Uno de los problemas que afectaban al Ejercito era el exceso de oficiales, que no había dejado de aumentar desde la guerra de la Independencia y que conllevaba que la mayor parte del presupuesto se cubriese con el pago de salarios. En consecuencia, apenas quedaba para invertir en armamento. Así reclamó Azaña esta perentoria necesidad: «No tenemos nada...no hay cañones, no hay fusiles, no hay municiones». Pero, por contra, había superabundancia de estrellato. Para paliar esta realidad insostenible, se promulgó el decreto del 25 de abril de 1931 por el cual se concedía el retiro a los militares que lo solicitasen, con el mismo sueldo de cuando estaban en activo. De este modo, el número de generales pasó de 190 a 72. El de oficiales de 14.882 a 9.716.
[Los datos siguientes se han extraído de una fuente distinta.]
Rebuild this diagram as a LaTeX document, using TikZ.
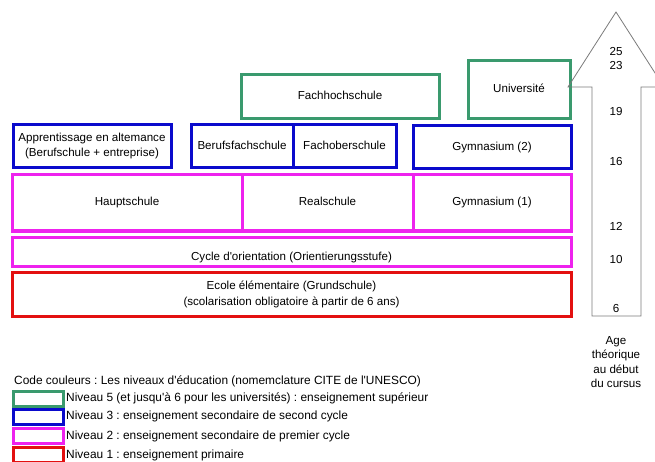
\documentclass[tikz,border=0pt]{standalone}
\usepackage{fontspec}
\setmainfont{Liberation Sans}
\usepackage{tikz}
\usetikzlibrary{positioning}
\definecolor{cite-green}{HTML}{3A9A6E}
\definecolor{cite-blue}{HTML}{0A0ACC}
\definecolor{cite-magenta}{HTML}{EE22EE}
\definecolor{cite-red}{HTML}{E31010}
\definecolor{age-gray}{HTML}{7A7A7A}
\newcommand{\apo}{\textquotesingle}

\begin{document}
\begin{tikzpicture}[x=1pt, y=-1pt,
    font=\fontsize{11.6}{15}\selectfont\frenchspacing,
    citebox/.style={draw=#1, line width=3pt, align=center, inner sep=0pt, outer sep=0pt},
    oneline/.style={text height=8.4pt, text depth=2.4pt},
    keybox/.style={draw=#1, line width=3pt, minimum width=50pt, minimum height=15pt, inner sep=0pt, outer sep=0pt}]
    \clip (0,0) rectangle (655,462);

    % Niveau 5
    \node[citebox=cite-green, oneline, minimum width=198pt, minimum height=44pt] (fhs) at (340,97) {Fachhochschule};
    \node[citebox=cite-green, oneline, minimum width=102pt, minimum height=58pt] (uni) at (519,90) {Université};

    % Niveau 3
    \node[citebox=cite-blue, minimum width=158pt, minimum height=43pt] (appr) at (92,146.5) {Apprentissage en altemance\\(Berufschule + entreprise)};
    \node[citebox=cite-blue, oneline, minimum width=102pt, minimum height=43pt] (bfs) at (242,146.5) {Berufsfachschule};
    \node[citebox=cite-blue, oneline, minimum width=103pt, minimum height=43pt, right=0pt of bfs] (fos) {Fachoberschule};
    \node[citebox=cite-blue, oneline, minimum width=158pt, minimum height=43pt] (gym2) at (492,147.5) {Gymnasium (2)};

    % Niveau 2
    \node[citebox=cite-magenta, oneline, minimum width=230pt, minimum height=56pt] (haupt) at (127,203) {Hauptschule};
    \node[citebox=cite-magenta, oneline, minimum width=171pt, minimum height=56pt, right=0pt of haupt] (real) {Realschule};
    \node[citebox=cite-magenta, oneline, minimum width=158pt, minimum height=56pt, right=0pt of real] (gym1) {Gymnasium (1)};
    \node[citebox=cite-magenta, minimum width=559pt, minimum height=29pt] (orient) at (291.5,251.5) {};
    \node[oneline] (orienttxt) at (291.5,257) {Cycle d\apo orientation (Orientierungsstufe)};

    % Niveau 1
    \node[citebox=cite-red, minimum width=559pt, minimum height=44pt, font=\fontsize{11.6}{16}\selectfont] (ecole) at (291.5,294.5) {Ecole élémentaire (Grundschule)\\(scolarisation obligatoire à partir de 6 ans)};

    % Age arrow
    \draw[age-gray, line width=0.8pt] (568,87) -- (616,12) -- (664,87) -- (641,87) -- (641,316) -- (592,316) -- (592,87) -- cycle;
    \foreach \a/\y in {25/52, 23/66, 19/112, 16/162, 12/226, 10/260, 6/309} {
        \node (age\a) at (616,\y) {\a};
    }
    \node[align=center, font=\fontsize{11.6}{14.2}\selectfont] (agetxt) at (616,362) {Age\\théorique\\au début\\du cursus};

    % Code couleurs
    \node[anchor=west, inner xsep=0pt, font=\fontsize{11.9}{15}\selectfont\frenchspacing] (keytitle) at (14,381) {Code couleurs : Les niveaux d\apo éducation (nomemclature CITE de l\apo UNESCO)};
    \foreach \c/\y/\label in {cite-green/398.5/{Niveau 5 (et jusqu\apo à 6 pour les universités) : enseignement supérieur},
                              cite-blue/416.5/{Niveau 3 : enseignement secondaire de second cycle},
                              cite-magenta/436/{Niveau 2 : enseignement secondaire de premier cycle},
                              cite-red/455/{Niveau 1 : enseignement primaire}} {
        \node[keybox=\c] (key-\c) at (38.5,\y) {};
        \node[anchor=west, inner xsep=0pt, oneline, font=\fontsize{11.9}{15}\selectfont\frenchspacing] at (66,\y) {\label};
    }
\end{tikzpicture}
\end{document}
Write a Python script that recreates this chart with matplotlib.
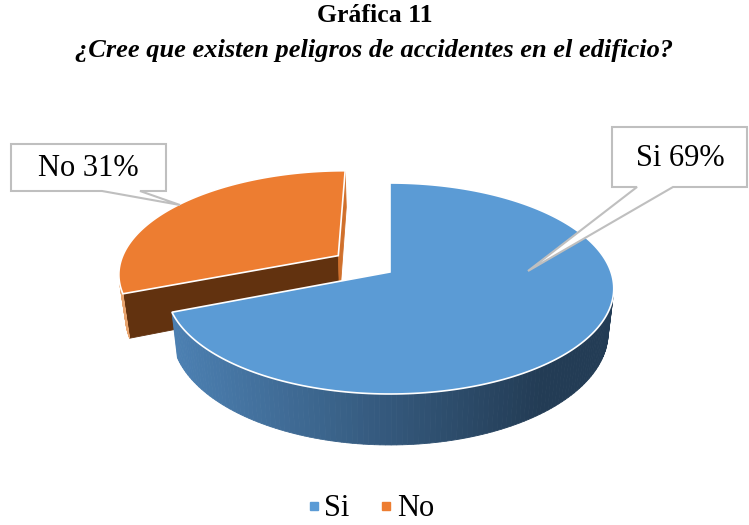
import numpy as np
import matplotlib.pyplot as plt
from matplotlib.patches import Polygon
from matplotlib.lines import Line2D

# survey answers
labels = ["Si", "No"]
values = [69, 31]
explode = [0.0, 0.29]

top_colors = ["#5B9BD5", "#ED7D31"]
start_face_colors = ["#3A6A98", "#62320F"]
end_face_colors = ["#3A6A98", "#D0702C"]

plt.rcParams["font.family"] = ["Liberation Serif", "DejaVu Serif"]

# pie geometry in pixel units, simple perspective
CX, CY = 390.0, 272.0
RX, RY = 221.0, 102.9
K = 0.1565          # perspective strength along depth
DEPTH = 43.0        # thickness of the disc
SHRINK = 0.975      # lower rim is a bit further from the camera


def project(X, Y, bottom=False):
    X = np.asarray(X, dtype=float)
    Y = np.asarray(Y, dtype=float)
    w = 1 - K * Y
    x = CX + RX * X / w
    y = CY + RY * Y / w
    if bottom:
        x = CX + (x - CX) * SHRINK
        y = y + DEPTH / w
    return np.column_stack([np.atleast_1d(x), np.atleast_1d(y)])


def signed_area(pts):
    x, y = pts[:, 0], pts[:, 1]
    return np.sum(x * np.roll(y, -1) - np.roll(x, -1) * y)


def blue_side(xm):
    t = np.clip((xm - 175) / (540 - 175), 0, 1)
    c0 = np.array([76, 128, 178]) / 255
    c1 = np.array([35, 60, 85]) / 255
    return tuple(c0 + (c1 - c0) * t)


def side_color(i, xm):
    if i == 0:
        return blue_side(xm)
    return "#E8A46E"


fig = plt.figure(figsize=(7.49, 5.25), dpi=100)
ax = fig.add_axes([0, 0, 1, 1])
ax.set_xlim(0, 749)
ax.set_ylim(525, 0)
ax.axis("off")

fracs = np.array(values, dtype=float) / sum(values)
bounds = np.concatenate([[0], np.cumsum(fracs)]) * 2 * np.pi

# back slice first, front slice last
for i in sorted(range(len(values)), key=lambda j: -j):
    phi0, phi1 = bounds[i], bounds[i + 1]
    mid = (phi0 + phi1) / 2
    ox, oy = explode[i] * np.sin(mid), -explode[i] * np.cos(mid)

    phis = np.linspace(phi0, phi1, 200)
    X = ox + np.sin(phis)
    Y = oy - np.cos(phis)
    top = project(X, Y)
    bot = project(X, Y, bottom=True)
    ctop = project(ox, oy)[0]
    cbot = project(ox, oy, bottom=True)[0]

    faces = []
    faces.append((np.array([ctop, top[0], bot[0], cbot]), start_face_colors[i]))
    faces.append((np.array([top[-1], ctop, cbot, bot[-1]]), end_face_colors[i]))
    for k in range(len(phis) - 1):
        quad = np.array([top[k], top[k + 1], bot[k + 1], bot[k]])
        faces.append((quad, side_color(i, quad[:, 0].mean())))

    for quad, col in faces:
        if signed_area(quad) < -1e-3:
            ax.add_patch(Polygon(quad, closed=True, facecolor=col,
                                 edgecolor=col, lw=0.6, zorder=2))

    ax.add_patch(Polygon(np.vstack([ctop, top]), closed=True,
                         facecolor=top_colors[i], edgecolor="white",
                         lw=1.2, zorder=3))

# callouts
callouts = {
    "No": [(11, 144), (166, 144), (166, 191), (140, 191), (180, 205),
           (102, 191), (11, 191)],
    "Si": [(612, 127), (747, 127), (747, 187), (673, 187), (528, 271),
           (637, 187), (612, 187)],
}
text_pos = {"No": (88.5, 168), "Si": (680, 158)}
for lab, val in zip(labels, values):
    ax.add_patch(Polygon(callouts[lab], closed=True, facecolor="white",
                         edgecolor="#BFBFBF", lw=1.5, zorder=5))
    ax.text(*text_pos[lab], f"{lab} {val}%", fontsize=22, ha="center",
            va="center", zorder=6)

fig.text(375 / 749, 1 - 16 / 525, "Gráfica 11", fontsize=18.5,
         fontweight="bold", ha="center", va="center")
fig.text(374 / 749, 1 - 50 / 525,
         "¿Cree que existen peligros de accidentes en el edificio?",
         fontsize=19, fontweight="bold", fontstyle="italic",
         ha="center", va="center")

handles = [Line2D([], [], marker="s", linestyle="none", markersize=6,
                  markerfacecolor=c, markeredgecolor=c) for c in top_colors]
fig.legend(handles, labels, loc="center", ncol=2, frameon=False,
           bbox_to_anchor=(371 / 749, 1 - 509 / 525), fontsize=22,
           handlelength=0.4, handletextpad=0.15, columnspacing=1.0,
           borderpad=0.1)

fig.savefig("out.png", dpi=100)
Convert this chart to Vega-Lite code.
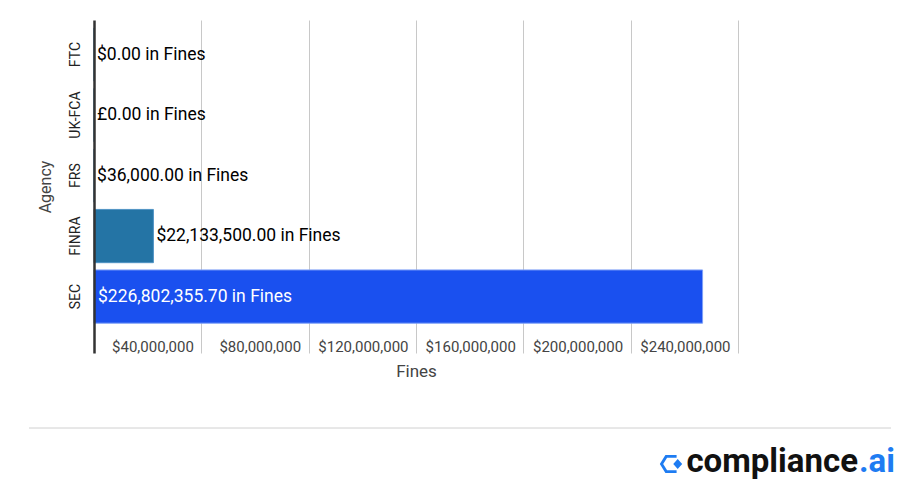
{
  "$schema": "https://vega.github.io/schema/vega-lite/v6.json",
  "padding": {"left": 28, "top": 20, "right": 30, "bottom": 0},
  "autosize": {"type": "pad"},
  "config": {"view": {"stroke": null}, "font": "Roboto"},
  "bounds": "flush",
  "spacing": 75,
  "vconcat": [
    {
      "width": 644,
      "height": 333,
      "data": {"values": [
        {"agency": "FTC", "fines": 0, "label": "$0.00 in Fines"},
        {"agency": "UK-FCA", "fines": 0, "label": "£0.00 in Fines"},
        {"agency": "FRS", "fines": 36000, "label": "$36,000.00 in Fines"},
        {"agency": "FINRA", "fines": 22133500, "label": "$22,133,500.00 in Fines"},
        {"agency": "SEC", "fines": 226802355.7, "label": "$226,802,355.70 in Fines"}
      ]},
      "encoding": {
        "y": {
          "field": "agency", "type": "nominal",
          "sort": ["FTC", "UK-FCA", "FRS", "FINRA", "SEC"],
          "scale": {"paddingInner": 0.12, "paddingOuter": 0.312, "align": 0.21},
          "axis": {
            "title": "Agency", "titleFontSize": 16, "titleFontWeight": "normal", "titleColor": "#444",
            "titlePadding": 15,
            "labelAngle": -90, "labelAlign": "center", "labelBaseline": "bottom",
            "labelFontSize": 14, "labelColor": "#222", "labelPadding": 12,
            "ticks": false, "domainColor": "#333", "domainWidth": 2.5, "zindex": 1
          }
        }
      },
      "layer": [
        {
          "mark": {"type": "bar", "strokeWidth": 1},
          "encoding": {
            "x": {
              "field": "fines", "type": "quantitative",
              "scale": {"domain": [0, 240000000], "nice": false},
              "axis": {
                "title": "Fines", "titleFontSize": 17, "titleFontWeight": "normal", "titleColor": "#444",
                "titlePadding": 9,
                "values": [40000000, 80000000, 120000000, 160000000, 200000000, 240000000],
                "format": "$,.0f",
                "labelAlign": "right", "labelOffset": -8, "labelBaseline": "middle", "labelPadding": -7,
                "labelFontSize": 15, "labelColor": "#444", "labelFlush": false,
                "ticks": false, "domain": false, "zindex": 0,
                "grid": true, "gridColor": "#c8c8c8", "gridWidth": 1
              }
            },
            "color": {
              "field": "agency", "type": "nominal",
              "scale": {"domain": ["FTC", "UK-FCA", "FRS", "FINRA", "SEC"], "range": ["#2474a5", "#2474a5", "#2474a5", "#2474a5", "#1a50ef"]},
              "legend": null
            },
            "stroke": {
              "field": "agency", "type": "nominal",
              "scale": {"domain": ["FTC", "UK-FCA", "FRS", "FINRA", "SEC"], "range": ["#4f93c4", "#4f93c4", "#4f93c4", "#4f93c4", "#7fa0f7"]},
              "legend": null
            }
          }
        },
        {
          "transform": [{"filter": "datum.agency !== 'SEC'"}],
          "mark": {"type": "text", "align": "left", "baseline": "middle", "dx": 3, "fontSize": 17.5, "fontWeight": "normal", "color": "#000"},
          "encoding": {
            "x": {"field": "fines", "type": "quantitative"},
            "text": {"field": "label"}
          }
        },
        {
          "transform": [{"filter": "datum.agency === 'SEC'"}],
          "mark": {"type": "text", "align": "left", "baseline": "middle", "dx": 4, "fontSize": 17.5, "fontWeight": "normal", "color": "#fff"},
          "encoding": {
            "x": {"datum": 0, "type": "quantitative"},
            "text": {"field": "label"}
          }
        }
      ]
    },
    {
      "width": 797,
      "height": 55,
      "data": {"values": [{}]},
      "layer": [
        {
          "mark": {"type": "rule", "color": "#d0d0d0", "strokeWidth": 1},
          "encoding": {
            "x": {"datum": -65, "type": "quantitative", "scale": {"domain": [0, 797], "nice": false, "zero": false}, "axis": null},
            "x2": {"datum": 797},
            "y": {"datum": 0, "type": "quantitative", "scale": {"domain": [0, 55], "reverse": true, "nice": false, "zero": false}, "axis": null}
          }
        },
        {
          "mark": {"type": "point", "filled": true, "opacity": 1, "color": "#1e7cf2", "size": 500,
            "shape": "M 0.5 -0.8 L -0.5 -0.8 L -1 0 L -0.5 0.8 L 0.5 0.8 L 0.5 0.55 L -0.35 0.55 L -0.7 0 L -0.35 -0.55 L 0.5 -0.55 Z M 0.6 -0.45 L 1 0 L 0.6 0.45 L 0.2 0 Z"},
          "encoding": {
            "x": {"datum": 577, "type": "quantitative"},
            "y": {"datum": 36, "type": "quantitative"}
          }
        },
        {
          "mark": {"type": "text", "text": "compliance", "align": "right", "baseline": "alphabetic", "fontSize": 33, "fontWeight": "bold", "color": "#111"},
          "encoding": {
            "x": {"datum": 764, "type": "quantitative"},
            "y": {"datum": 44, "type": "quantitative"}
          }
        },
        {
          "mark": {"type": "text", "text": ".ai", "align": "left", "baseline": "alphabetic", "fontSize": 33, "fontWeight": "bold", "color": "#1e7cf2"},
          "encoding": {
            "x": {"datum": 765, "type": "quantitative"},
            "y": {"datum": 44, "type": "quantitative"}
          }
        }
      ]
    }
  ]
}
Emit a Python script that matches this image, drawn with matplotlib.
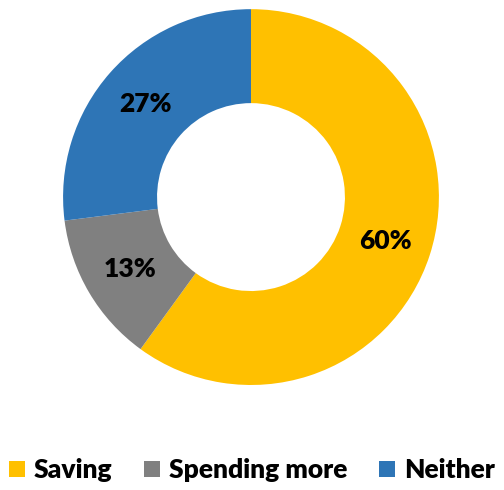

Tras esta drástica medida se originó la marcha, por lo general, de los militares más jóvenes y de ideas más avanzadas. Ello hizo que la República perdiese la ocasión de favorecer un relevo generacional en pos de un Ejército moderno fiel a sus principios. Dicho sea de paso, el grueso de las fuerzas armadas españolas no se distinguían entonces, precisamente, por su adhesión al joven régimen republicano.

Pese al impulso regenerador, la política de Azaña no consiguió el objetivo de despolitizar al Ejército y evitar sus continuas intromisiones en la vida civil. Incluso llegó a decir que la «amenaza del sable» era un mito inexistente. Por desgracia, los hechos no tardarían en desmentir sus palabras.

El rapapolvo que se ha echado sobre Azaña no ha sido el deseo de una reforma –que, dada la situación, hasta la derecha más recalcitrante la consideraba imprescindible–, fue la falta de diplomacia a la hora de aplicarla, muy en consonancia con lo que había ocurrido con su política sobre la Iglesia, tal y como he intentado reflejar en el artículo del pasado domingo. Esta falta de tacto hizo que Azaña y sus adeptos republicanos se ganaran enemigos por doquier de forma innecesaria. Según el historiador británico Paul Preston: «Azaña hirió la susceptibilidad del Ejército y emprendió su reforma sin creer necesario halagar el ego colectivo militar».